:: Problem ::
Gather the lines from the material that contain "this".

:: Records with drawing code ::
▶

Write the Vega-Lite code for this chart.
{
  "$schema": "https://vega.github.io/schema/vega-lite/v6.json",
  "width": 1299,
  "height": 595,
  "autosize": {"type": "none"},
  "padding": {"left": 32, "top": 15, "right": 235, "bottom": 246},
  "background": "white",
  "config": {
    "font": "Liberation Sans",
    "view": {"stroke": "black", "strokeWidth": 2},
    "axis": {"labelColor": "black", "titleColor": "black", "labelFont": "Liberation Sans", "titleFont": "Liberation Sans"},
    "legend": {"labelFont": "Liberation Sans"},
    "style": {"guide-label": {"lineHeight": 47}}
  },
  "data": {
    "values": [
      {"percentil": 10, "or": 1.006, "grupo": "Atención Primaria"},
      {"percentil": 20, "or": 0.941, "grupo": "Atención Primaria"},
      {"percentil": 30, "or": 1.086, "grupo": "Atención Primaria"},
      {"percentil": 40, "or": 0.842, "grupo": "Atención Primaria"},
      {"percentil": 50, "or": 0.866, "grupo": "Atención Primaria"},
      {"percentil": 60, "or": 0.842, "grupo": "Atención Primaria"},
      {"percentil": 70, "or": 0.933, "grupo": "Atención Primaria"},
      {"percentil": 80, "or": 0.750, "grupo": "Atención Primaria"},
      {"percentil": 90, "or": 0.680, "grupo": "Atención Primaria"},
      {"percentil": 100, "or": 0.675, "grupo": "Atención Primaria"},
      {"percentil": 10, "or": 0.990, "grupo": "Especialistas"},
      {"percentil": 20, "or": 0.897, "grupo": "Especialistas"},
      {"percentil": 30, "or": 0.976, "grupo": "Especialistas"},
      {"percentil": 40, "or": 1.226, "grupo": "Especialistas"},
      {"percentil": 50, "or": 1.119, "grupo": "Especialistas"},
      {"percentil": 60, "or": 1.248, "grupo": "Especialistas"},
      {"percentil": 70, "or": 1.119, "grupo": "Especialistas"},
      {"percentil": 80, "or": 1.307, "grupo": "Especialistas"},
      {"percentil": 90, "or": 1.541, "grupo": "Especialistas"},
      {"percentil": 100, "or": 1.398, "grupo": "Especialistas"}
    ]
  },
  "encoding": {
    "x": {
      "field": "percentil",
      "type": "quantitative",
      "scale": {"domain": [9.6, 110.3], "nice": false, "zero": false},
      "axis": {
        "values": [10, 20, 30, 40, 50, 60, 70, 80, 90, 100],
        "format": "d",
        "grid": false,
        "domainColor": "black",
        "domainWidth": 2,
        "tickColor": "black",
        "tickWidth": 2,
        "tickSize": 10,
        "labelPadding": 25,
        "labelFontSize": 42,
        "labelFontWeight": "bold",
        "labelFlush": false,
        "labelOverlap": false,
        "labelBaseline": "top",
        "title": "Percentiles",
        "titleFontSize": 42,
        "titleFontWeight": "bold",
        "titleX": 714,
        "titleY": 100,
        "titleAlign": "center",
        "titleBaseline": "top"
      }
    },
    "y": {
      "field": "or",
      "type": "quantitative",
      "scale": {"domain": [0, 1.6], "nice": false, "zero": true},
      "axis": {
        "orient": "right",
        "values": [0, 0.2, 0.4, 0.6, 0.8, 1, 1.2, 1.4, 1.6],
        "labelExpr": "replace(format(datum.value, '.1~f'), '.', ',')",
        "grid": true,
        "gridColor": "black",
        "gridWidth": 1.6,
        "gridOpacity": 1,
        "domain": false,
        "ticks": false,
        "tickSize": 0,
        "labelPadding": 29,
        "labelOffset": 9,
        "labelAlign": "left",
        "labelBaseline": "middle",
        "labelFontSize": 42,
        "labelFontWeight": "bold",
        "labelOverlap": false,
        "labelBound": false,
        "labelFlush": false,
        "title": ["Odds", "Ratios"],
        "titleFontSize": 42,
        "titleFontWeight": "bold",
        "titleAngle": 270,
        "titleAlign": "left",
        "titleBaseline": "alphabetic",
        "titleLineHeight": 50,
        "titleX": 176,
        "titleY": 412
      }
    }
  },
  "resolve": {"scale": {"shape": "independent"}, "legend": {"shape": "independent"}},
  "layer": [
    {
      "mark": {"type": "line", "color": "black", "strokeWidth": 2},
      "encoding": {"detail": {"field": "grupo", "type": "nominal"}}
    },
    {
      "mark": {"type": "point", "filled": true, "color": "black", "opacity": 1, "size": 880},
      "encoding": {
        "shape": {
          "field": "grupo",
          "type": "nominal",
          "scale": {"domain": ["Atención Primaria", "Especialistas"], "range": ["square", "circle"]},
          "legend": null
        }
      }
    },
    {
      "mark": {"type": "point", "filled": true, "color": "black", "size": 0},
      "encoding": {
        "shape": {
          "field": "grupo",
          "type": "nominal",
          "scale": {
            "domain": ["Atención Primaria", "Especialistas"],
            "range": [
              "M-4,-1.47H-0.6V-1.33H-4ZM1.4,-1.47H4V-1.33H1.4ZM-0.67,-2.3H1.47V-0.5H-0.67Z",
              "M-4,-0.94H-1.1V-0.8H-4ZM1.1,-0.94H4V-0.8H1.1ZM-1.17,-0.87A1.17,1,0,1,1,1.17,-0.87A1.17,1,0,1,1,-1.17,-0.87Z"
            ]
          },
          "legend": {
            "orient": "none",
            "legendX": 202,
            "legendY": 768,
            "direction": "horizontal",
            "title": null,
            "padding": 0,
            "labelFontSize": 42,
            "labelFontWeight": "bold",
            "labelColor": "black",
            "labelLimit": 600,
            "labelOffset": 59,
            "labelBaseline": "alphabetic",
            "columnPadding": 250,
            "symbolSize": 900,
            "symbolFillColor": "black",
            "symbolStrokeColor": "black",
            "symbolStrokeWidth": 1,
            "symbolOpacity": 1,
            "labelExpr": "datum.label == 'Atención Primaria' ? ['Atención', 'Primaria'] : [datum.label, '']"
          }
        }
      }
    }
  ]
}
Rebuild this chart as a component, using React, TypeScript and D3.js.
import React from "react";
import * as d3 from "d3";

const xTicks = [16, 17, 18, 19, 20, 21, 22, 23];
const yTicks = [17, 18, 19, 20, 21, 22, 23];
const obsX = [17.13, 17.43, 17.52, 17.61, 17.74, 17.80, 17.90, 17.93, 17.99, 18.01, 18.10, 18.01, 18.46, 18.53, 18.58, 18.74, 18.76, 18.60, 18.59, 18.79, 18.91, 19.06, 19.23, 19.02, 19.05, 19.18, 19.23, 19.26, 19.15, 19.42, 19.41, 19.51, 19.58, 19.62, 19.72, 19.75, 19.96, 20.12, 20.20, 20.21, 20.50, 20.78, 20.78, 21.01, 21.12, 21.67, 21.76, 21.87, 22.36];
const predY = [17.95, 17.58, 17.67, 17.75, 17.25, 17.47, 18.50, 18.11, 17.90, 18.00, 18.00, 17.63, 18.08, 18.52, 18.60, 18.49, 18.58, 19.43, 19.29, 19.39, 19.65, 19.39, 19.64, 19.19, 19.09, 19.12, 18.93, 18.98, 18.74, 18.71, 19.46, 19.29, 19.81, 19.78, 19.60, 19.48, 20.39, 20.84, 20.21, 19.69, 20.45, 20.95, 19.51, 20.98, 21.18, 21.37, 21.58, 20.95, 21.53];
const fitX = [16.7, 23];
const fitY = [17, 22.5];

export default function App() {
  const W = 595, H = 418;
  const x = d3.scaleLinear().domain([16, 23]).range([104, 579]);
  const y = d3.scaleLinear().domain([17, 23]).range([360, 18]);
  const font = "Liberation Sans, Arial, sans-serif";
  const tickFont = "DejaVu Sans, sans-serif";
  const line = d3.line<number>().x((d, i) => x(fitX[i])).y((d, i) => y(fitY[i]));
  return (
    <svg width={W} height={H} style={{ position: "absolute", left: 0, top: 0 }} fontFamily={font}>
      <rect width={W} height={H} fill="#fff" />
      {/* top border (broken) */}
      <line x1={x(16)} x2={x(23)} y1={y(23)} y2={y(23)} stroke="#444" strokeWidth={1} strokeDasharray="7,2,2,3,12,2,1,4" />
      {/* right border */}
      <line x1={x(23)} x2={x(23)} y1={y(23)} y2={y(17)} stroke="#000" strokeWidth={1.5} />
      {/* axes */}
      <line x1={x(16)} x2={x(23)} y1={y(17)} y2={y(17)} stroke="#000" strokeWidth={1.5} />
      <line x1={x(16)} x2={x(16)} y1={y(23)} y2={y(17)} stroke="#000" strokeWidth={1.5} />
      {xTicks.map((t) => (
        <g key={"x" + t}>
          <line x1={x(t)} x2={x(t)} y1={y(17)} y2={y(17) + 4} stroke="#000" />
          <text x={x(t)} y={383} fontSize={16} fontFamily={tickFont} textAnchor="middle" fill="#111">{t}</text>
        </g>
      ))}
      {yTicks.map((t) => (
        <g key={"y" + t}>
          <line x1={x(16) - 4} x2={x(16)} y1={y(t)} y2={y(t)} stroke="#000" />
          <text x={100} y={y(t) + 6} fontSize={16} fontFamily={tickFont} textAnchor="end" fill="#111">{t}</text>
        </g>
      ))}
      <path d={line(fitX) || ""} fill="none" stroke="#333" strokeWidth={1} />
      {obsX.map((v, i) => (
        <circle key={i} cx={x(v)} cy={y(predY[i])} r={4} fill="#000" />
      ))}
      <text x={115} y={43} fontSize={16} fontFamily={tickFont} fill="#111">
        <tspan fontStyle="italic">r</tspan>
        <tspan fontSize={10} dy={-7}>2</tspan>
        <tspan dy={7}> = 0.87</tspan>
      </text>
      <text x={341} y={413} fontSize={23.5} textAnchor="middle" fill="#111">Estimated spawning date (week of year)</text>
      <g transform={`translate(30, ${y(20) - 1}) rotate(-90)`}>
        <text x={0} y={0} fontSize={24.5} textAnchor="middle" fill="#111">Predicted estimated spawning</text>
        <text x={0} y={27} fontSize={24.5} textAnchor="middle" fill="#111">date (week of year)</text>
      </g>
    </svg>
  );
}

◀

:: Finished answer ::
Write the Vega-Lite code for this chart.
Rebuild this chart as a component, using React, TypeScript and D3.js.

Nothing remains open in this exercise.